Treasury spokesperson Tony Fratto said the new post reflected "a different phase in our economic relationship with China," adding Loevinger would work with Chinese officials to ensure a new trading mechanism for the yuan currency to work well.

 

"China has made a reform to its exchange rate mechanism -- that was an important step. We still want to see greater currency flexibility in the region," Fratto said.

 

"The next step is that the mechanism will be allowed to work and reflect market supply and demand. We think Loevinger is uniquely qualified to have discussions at that technical level with economic officials in China and economic officials elsewhere in Asia," he added.

 

The US Treasury also has permanent financial attachés in Buenos Aires, Tokyo and Brussels.
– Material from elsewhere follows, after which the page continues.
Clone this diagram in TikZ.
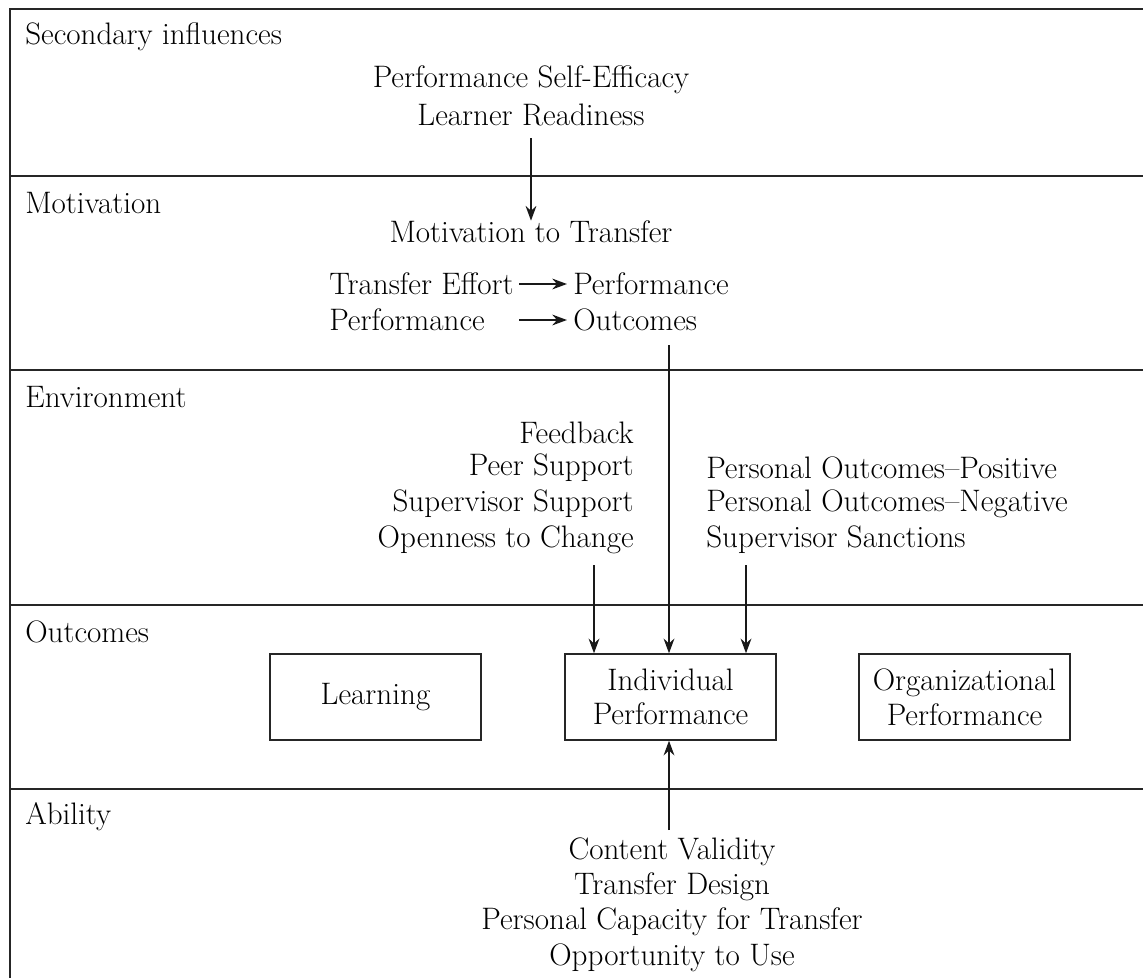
\documentclass[tikz,border=0pt]{standalone}
\usetikzlibrary{arrows.meta}
\begin{document}
\begin{tikzpicture}[x=0.75pt,y=-0.75pt,
  txt/.style={inner sep=0pt,font=\fontsize{23.3pt}{27pt}\selectfont,text=black},
  band/.style={line width=1.5pt,draw=black!85},
  outbox/.style={draw=black!85,line width=1.5pt,minimum width=158pt,minimum height=64pt,inner sep=0pt,align=center,font=\fontsize{23.3pt}{26pt}\selectfont,text=black},
  flow/.style={line width=1.8pt,draw=black!90,-{Stealth[length=11pt,width=8pt]}}]
\useasboundingbox (0,0) rectangle (1143,978);

% frame: left edge and band separators
\draw[band] (1143,9) -- (10,9) -- (10,978);
\foreach \yy in {176,370,605,789}
  \draw[band] (10,\yy) -- (1143,\yy);

% band titles
\node[txt,anchor=west] (tsec) at (25,37) {Secondary influences};
\node[txt,anchor=west] (tmot) at (25,203) {Motivation};
\node[txt,anchor=west] (tenv) at (25,397) {Environment};
\node[txt,anchor=west] (tout) at (25,632) {Outcomes};
\node[txt,anchor=west] (tabi) at (25,817) {Ability};

% secondary influences
\node[txt] (pse) at (531,80) {Performance Self-Efficacy};
\node[txt] (lr) at (531,115) {Learner Readiness};

% motivation
\node[txt] (mtt) at (531,232) {Motivation to Transfer};
\node[txt,anchor=west] (te) at (329,284) {Transfer Effort};
\node[txt,anchor=west] (perf1) at (573,284) {Performance};
\node[txt,anchor=west] (perf2) at (329,320) {Performance};
\node[txt,anchor=west] (outc) at (573,320) {Outcomes};
\coordinate (a1s) at (519,284);
\coordinate (a1e) at (567,284);
\coordinate (a2s) at (519,320);
\coordinate (a2e) at (567,320);

% environment
\node[txt,anchor=east] (fb) at (634,433) {Feedback};
\node[txt,anchor=east] (ps) at (634,468) {Peer Support};
\node[txt,anchor=east] (ss) at (634,504) {Supervisor Support};
\node[txt,anchor=east] (oc) at (634,540) {Openness to Change};
\node[txt,anchor=west] (pop) at (706,468) {Personal Outcomes--Positive};
\node[txt,anchor=west] (pon) at (706,504) {Personal Outcomes--Negative};
\node[txt,anchor=west] (ssa) at (706,540) {Supervisor Sanctions};

% outcomes
\node[outbox] (learn) at (375.5,697) {Learning};
\node[outbox] (indiv) at (670.5,697) {Individual\\Performance};
\node[outbox] (org) at (964.5,697) {Organizational\\Performance};

% ability
\node[txt] (cv) at (672,852) {Content Validity};
\node[txt] (td) at (672,887) {Transfer Design};
\node[txt] (pct) at (672,922) {Personal Capacity for Transfer};
\node[txt] (otu) at (672,958) {Opportunity to Use};

% connectors
\coordinate (c1) at (531,138);
\draw[flow] (c1) -- (mtt.north -| c1);
\draw[flow] (a1s) -- (a1e);
\draw[flow] (a2s) -- (a2e);
\coordinate (c2) at (669,345);
\draw[flow] (c2) -- (indiv.north -| c2);
\coordinate (c3) at (594,565);
\draw[flow] (c3) -- (indiv.north -| c3);
\coordinate (c4) at (746,565);
\draw[flow] (c4) -- (indiv.north -| c4);
\coordinate (c5) at (669,830);
\draw[flow] (c5) -- (indiv.south -| c5);
\end{tikzpicture}
\end{document}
Fratto said the new attaché position was distinct from that vacated by Olin Wethington, who resigned as the Treasury's special envoy to China last week to return to private life.

 

"We think it's time to have someone permanently based in Beijing for regular communications," Fratto said, adding there were no plans to name a new envoy to replace Wethington.

 

Loevinger, currently the Treasury's deputy assistant secretary for Africa, the Middle East and Asia, will assume the new role immediately and work at the US Embassy in Beijing from early next year, Fratto said.

 

In a related announcement, Fratto said US Treasury Secretary John Snow would travel to Japan and China next week to meet high-ranking officials and attend meetings of the Group of 20 nations on the outskirts of Beijing.

 

The G-20, founded in 1999, brings together the Group of Seven leading industrial nations and major developing countries such as China, India, Saudi Arabia and South Africa.

 

The group will likely discuss energy issues as well as financial and trade liberalization, Fratto said, adding the US would also press for joint efforts to combat terrorist financing and money laundering.

 

Following the G-20 meeting, Snow will lead the US delegation at the US-China Joint Economic Commission, a regular meeting of top economic officials from both countries.

 

Federal Reserve Chairman Alan Greenspan, Securities and Exchange Commission Chairman Chris Cox and Commodity Futures Trading Commission Chairman Reuben Jeffery are also expected to attend the high-level meetings in Beijing.

 

Fratto said Chinese and American officials would touch on the "broad range of our economic engagement," including economic, trade and regulatory issues.

 

The US Treasury's semiannual report to Congress on the currency practices of its trading partners, a closely watched document originally expected by mid-October, will not be completed until after Snow's trip to Asia, Fratto said.

 

"We expect to have it ready in early November," Fratto told reporters in a regular press briefing.

 

"Certainly a visit to one of the key economic regions of the global economy would factor into some of the views expressed," he said. "We think it's best to wait until after we return from the visit to complete the report."

 

China in July revalued its yuan currency by 2.1 percent and dropped a long-standing peg against the US dollar in favor of managing its exchange rate by reference to a currency basket.